Après tout, comparaison n’est pas raison, mais elle ne relève non plus de la déraison !

Mausolée de Saadi à Shirâz

Notes

[1La légende, longtemps largement acceptée, de la consommation du hachich par les assassins ismaélites, reconnue comme étant à l’origine de l’étymologie du terme et nourrie par les historiens musulmans officiels et souvent hostiles aux membres et aux idéaux de la secte, est aujourd’hui grandement contestée. La controverse fut initiée par grand nombre de chercheurs modernes et appuyée par exemple par les travaux de Bernard Lewis, orientaliste britannique contemporain.

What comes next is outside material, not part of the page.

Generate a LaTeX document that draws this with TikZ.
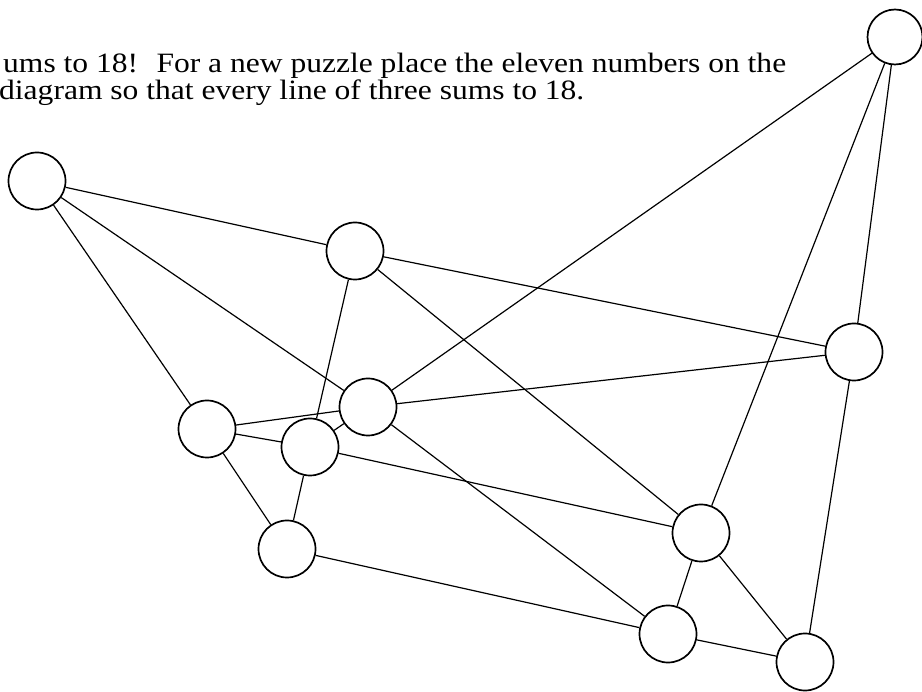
\documentclass[tikz,border=0pt]{standalone}
\usepackage{fontspec}
\setmainfont{Liberation Serif}
\usepackage{graphicx}
\newlength{\lineonewd}
\newcommand{\captionone}{ums to 18!\hspace{0.25em} For a new puzzle place the eleven numbers on the}
\begin{document}
\settowidth{\lineonewd}{\fontsize{28}{32}\selectfont\captionone}%
\pgfmathsetmacro{\sx}{783/\lineonewd}%
\begin{tikzpicture}[x=1pt,y=-1pt,
  spot/.style={circle,draw,line width=1.7pt,inner sep=0pt,minimum size=57pt},
  link/.style={line width=1.2pt},
  caption/.style={anchor=base west,inner sep=0pt,font=\fontsize{28}{32}\selectfont}]
\useasboundingbox (0,0) rectangle (922,692);
\node[caption] (t1) at (3,73) {\scalebox{\sx}[1]{\captionone}};
\node[caption] (t2) at (-1,100) {\scalebox{\sx}[1]{diagram so that every line of three sums to 18.}};
% circles
\node[spot] (A) at (37,181) {};
\node[spot] (B) at (355,251) {};
\node[spot,minimum size=55pt] (C) at (895,37) {};
\node[spot] (D) at (854,352) {};
\node[spot] (E) at (207,429) {};
\node[spot] (F) at (368,407) {};
\node[spot] (G) at (310,447) {};
\node[spot] (H) at (287,549) {};
\node[spot] (I) at (701,533) {};
\node[spot] (J) at (668,634) {};
\node[spot] (K) at (805,662) {};
% lines
\draw[link] (A) -- (B);
\draw[link] (B) -- (D);
\draw[link] (A) -- (F);
\draw[link] (F) -- (J);
\draw[link] (A) -- (E);
\draw[link] (E) -- (H);
\draw[link] (B) -- (G);
\draw[link] (G) -- (H);
\draw[link] (E) -- (F);
\draw[link] (F) -- (D);
\draw[link] (E) -- (G);
\draw[link] (G) -- (I);
\draw[link] (C) -- (F);
\draw[link] (F) -- (G);
\draw[link] (H) -- (J);
\draw[link] (J) -- (K);
\draw[link] (C) -- (I);
\draw[link] (I) -- (J);
\draw[link] (C) -- (D);
\draw[link] (D) -- (K);
\draw[link] (I) -- (K);
\draw[link] (B) -- (I);
\end{tikzpicture}
\end{document}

[2Ou Nizamiyyah. Cette école supérieure faisait partie d’une série d’écoles fondées et dirigées sous la houlette du grand savant perse et vizir des Seldjoukides, Khâdjeh Nezâm-ol-Molk Toussi. Elle comportait également plusieurs branches dans des grandes villes de Perse, dont à Nishâpour. Il s’agissait d’une véritable université médiévale de renom, où enseignaient les célèbres savants de la civilisation irano-islamique.

[3Le poète évoque cette unique expérience houleuse dans le premier sonnet de ses œuvres complètes réunies et ordonnées, conformément à la coutume orientale, par ordre alphabétique des rimes des seconds hémistiches.